The other sector with a significant weight in this ETF is the financial segment which also has three names in the top 10 (BRK.B, BAC, and JPM). This has been one of the key participants in the November rally as investors seek to make up for lost time. 2021 has the potential to be a year in which we see a more fruitful lending environment with likely low credit risk, relative to 2020. That said, the prospect of any long-term outperformance will depend on whether rates can start trending up, and at the moment, we are not yet there. At the other end of the spectrum, energy and basic materials have been witnessing some good momentum of late, but this fund hasn’t been able to benefit from this, as exposure here is very little at 4.4% and 2.5% respectively. This could be a problem going forward as energy and materials are good proxies for the reopening of the global economy and ideally you’d want some larger exposure here.

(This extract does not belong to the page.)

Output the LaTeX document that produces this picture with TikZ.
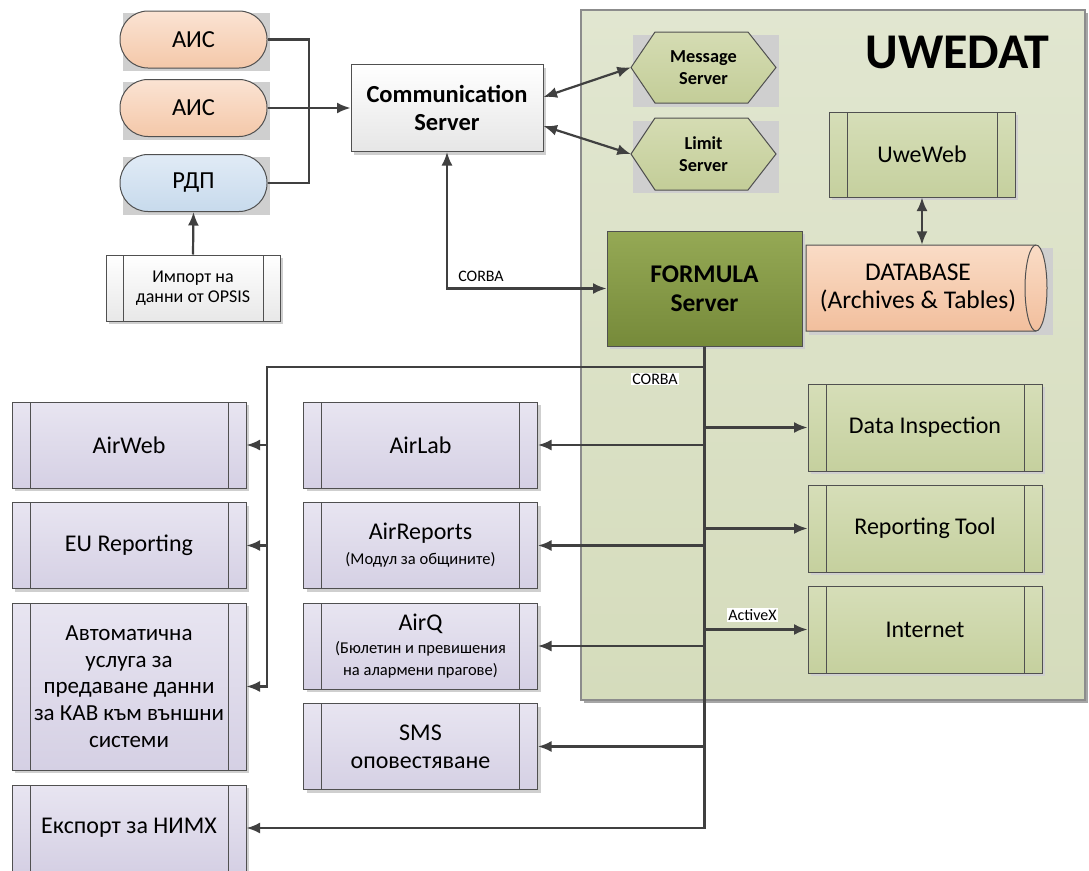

The value segment looks like a promising place to deploy one’s funds; as you can see from the chart below, for much of 2020, the value to growth ratio has hovered around remarkably overstretched levels, and it wouldn’t be outlandish to expect some normalization here. As per YCharts estimates, the forecasted P/E ratio for IVE currently stands at 14x, a significant discount of c.44% to the iShares S&P 500 Growth ETF forecasted P/E multiple of 25x.
That said, I am not sure if this is the best choice for those chasing large-cap value funds. Peers such as VOOV and SPYV are more efficient and offer better dividend yields. Neutral on IVE.